## [COLLECTED DATA]
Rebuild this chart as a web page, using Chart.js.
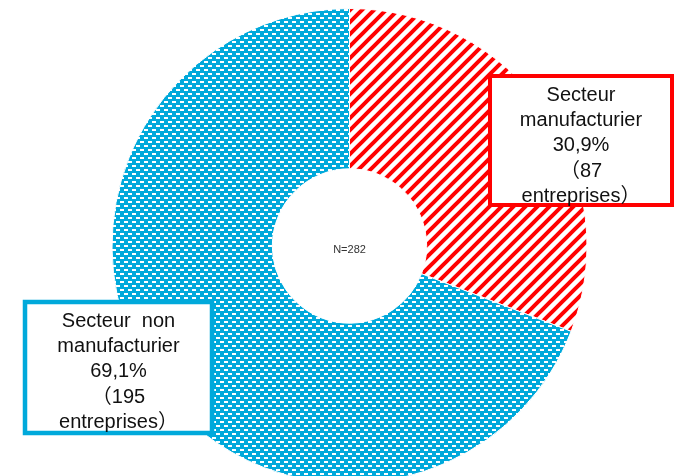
<!DOCTYPE html>
<html>
<head>
<meta charset="utf-8">
<script src="https://cdn.jsdelivr.net/npm/chart.js@4.4.1/dist/chart.umd.min.js"></script>
<style>
  html, body { margin: 0; padding: 0; background: #fff; overflow: hidden; }
  #wrap { width: 674px; height: 476px; overflow: hidden; position: relative; }
</style>
</head>
<body>
<div id="wrap"><canvas id="pie" width="674" height="500"></canvas></div>
<script>
// data
const categories = ['Secteur manufacturier', 'Secteur non manufacturier'];
const labelLines = [['Secteur', 'manufacturier'], ['Secteur  non', 'manufacturier']];
const counts = [87, 195];
const percents = ['30,9%', '69,1%'];
const totalLabel = 'N=282';

const RED = '#ff0000';
const BLUE = '#00a9db';

// hatch fills, like the original office chart
function stripePattern() {
    const s = 12;
    const c = document.createElement('canvas');
    c.width = s; c.height = s;
    const g = c.getContext('2d');
    g.strokeStyle = RED;
    g.lineWidth = 4;
    g.beginPath();
    g.moveTo(-s / 2, s / 2); g.lineTo(s / 2, -s / 2);
    g.moveTo(0, s); g.lineTo(s, 0);
    g.moveTo(s / 2, s * 1.5); g.lineTo(s * 1.5, s / 2);
    g.stroke();
    return g.createPattern(c, 'repeat');
}

function brickPattern() {
    const c = document.createElement('canvas');
    c.width = 8; c.height = 8;
    const g = c.getContext('2d');
    g.fillStyle = BLUE;
    g.fillRect(0, 0, 8, 8);
    g.fillStyle = '#fff';
    g.fillRect(0, 1, 4, 2);
    g.fillRect(4, 5, 4, 2);
    return g.createPattern(c, 'repeat');
}

// label boxes + center text
const boxes = [
    { x: 490, y: 76, w: 182, h: 129, color: RED, lw: 4 },
    { x: 25, y: 302, w: 187, h: 131, color: BLUE, lw: 4.5 }
];

const labelPlugin = {
    id: 'labelBoxes',
    afterDraw(chart) {
        const ctx = chart.ctx;
        const arc = chart.getDatasetMeta(0).data[0];
        ctx.save();
        ctx.fillStyle = '#333';
        ctx.font = '11px "Liberation Sans", Arial, sans-serif';
        ctx.textAlign = 'center';
        ctx.textBaseline = 'middle';
        ctx.fillText(totalLabel, arc.x, arc.y + 4);

        boxes.forEach((b, i) => {
            ctx.fillStyle = '#fff';
            ctx.fillRect(b.x, b.y, b.w, b.h);
            ctx.strokeStyle = b.color;
            ctx.lineWidth = b.lw;
            ctx.strokeRect(b.x, b.y, b.w, b.h);

            const lines = labelLines[i].concat([percents[i], '\uFF08' + counts[i], 'entreprises\uFF09']);
            ctx.fillStyle = '#111';
            ctx.font = '20px "Liberation Sans", Arial, "Noto Sans CJK JP", sans-serif';
            ctx.textBaseline = 'alphabetic';
            const cx = b.x + b.w / 2;
            lines.forEach((t, k) => {
                ctx.fillText(t, cx, b.y + 25 + k * 25.2);
            });
        });
        ctx.restore();
    }
};

const ctx = document.getElementById('pie').getContext('2d');
new Chart(ctx, {
    type: 'doughnut',
    data: {
        labels: categories,
        datasets: [{
            data: counts,
            backgroundColor: [stripePattern(), brickPattern()],
            borderColor: '#fff',
            borderWidth: 1
        }]
    },
    options: {
        responsive: false,
        animation: false,
        cutout: '32.5%',
        layout: { padding: { left: 111, right: 86, top: 8, bottom: 16 } },
        plugins: {
            legend: { display: false },
            tooltip: { enabled: false }
        }
    },
    plugins: [labelPlugin]
});
</script>
</body>
</html>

## [REQUIRED TASK]
Take the listing above and print it exactly, apart from the pictures.

## [EXERCISE ANSWER]
Rebuild this chart as a web page, using Chart.js.
<!DOCTYPE html>
<html>
<head>
<meta charset="utf-8">
<script src="https://cdn.jsdelivr.net/npm/chart.js@4.4.1/dist/chart.umd.min.js"></script>
<style>
  html, body { margin: 0; padding: 0; background: #fff; overflow: hidden; }
  #wrap { width: 674px; height: 476px; overflow: hidden; position: relative; }
</style>
</head>
<body>
<div id="wrap"><canvas id="pie" width="674" height="500"></canvas></div>
<script>
// data
const categories = ['Secteur manufacturier', 'Secteur non manufacturier'];
const labelLines = [['Secteur', 'manufacturier'], ['Secteur  non', 'manufacturier']];
const counts = [87, 195];
const percents = ['30,9%', '69,1%'];
const totalLabel = 'N=282';

const RED = '#ff0000';
const BLUE = '#00a9db';

// hatch fills, like the original office chart
function stripePattern() {
    const s = 12;
    const c = document.createElement('canvas');
    c.width = s; c.height = s;
    const g = c.getContext('2d');
    g.strokeStyle = RED;
    g.lineWidth = 4;
    g.beginPath();
    g.moveTo(-s / 2, s / 2); g.lineTo(s / 2, -s / 2);
    g.moveTo(0, s); g.lineTo(s, 0);
    g.moveTo(s / 2, s * 1.5); g.lineTo(s * 1.5, s / 2);
    g.stroke();
    return g.createPattern(c, 'repeat');
}

function brickPattern() {
    const c = document.createElement('canvas');
    c.width = 8; c.height = 8;
    const g = c.getContext('2d');
    g.fillStyle = BLUE;
    g.fillRect(0, 0, 8, 8);
    g.fillStyle = '#fff';
    g.fillRect(0, 1, 4, 2);
    g.fillRect(4, 5, 4, 2);
    return g.createPattern(c, 'repeat');
}

// label boxes + center text
const boxes = [
    { x: 490, y: 76, w: 182, h: 129, color: RED, lw: 4 },
    { x: 25, y: 302, w: 187, h: 131, color: BLUE, lw: 4.5 }
];

const labelPlugin = {
    id: 'labelBoxes',
    afterDraw(chart) {
        const ctx = chart.ctx;
        const arc = chart.getDatasetMeta(0).data[0];
        ctx.save();
        ctx.fillStyle = '#333';
        ctx.font = '11px "Liberation Sans", Arial, sans-serif';
        ctx.textAlign = 'center';
        ctx.textBaseline = 'middle';
        ctx.fillText(totalLabel, arc.x, arc.y + 4);

        boxes.forEach((b, i) => {
            ctx.fillStyle = '#fff';
            ctx.fillRect(b.x, b.y, b.w, b.h);
            ctx.strokeStyle = b.color;
            ctx.lineWidth = b.lw;
            ctx.strokeRect(b.x, b.y, b.w, b.h);

            const lines = labelLines[i].concat([percents[i], '\uFF08' + counts[i], 'entreprises\uFF09']);
            ctx.fillStyle = '#111';
            ctx.font = '20px "Liberation Sans", Arial, "Noto Sans CJK JP", sans-serif';
            ctx.textBaseline = 'alphabetic';
            const cx = b.x + b.w / 2;
            lines.forEach((t, k) => {
                ctx.fillText(t, cx, b.y + 25 + k * 25.2);
            });
        });
        ctx.restore();
    }
};

const ctx = document.getElementById('pie').getContext('2d');
new Chart(ctx, {
    type: 'doughnut',
    data: {
        labels: categories,
        datasets: [{
            data: counts,
            backgroundColor: [stripePattern(), brickPattern()],
            borderColor: '#fff',
            borderWidth: 1
        }]
    },
    options: {
        responsive: false,
        animation: false,
        cutout: '32.5%',
        layout: { padding: { left: 111, right: 86, top: 8, bottom: 16 } },
        plugins: {
            legend: { display: false },
            tooltip: { enabled: false }
        }
    },
    plugins: [labelPlugin]
});
</script>
</body>
</html>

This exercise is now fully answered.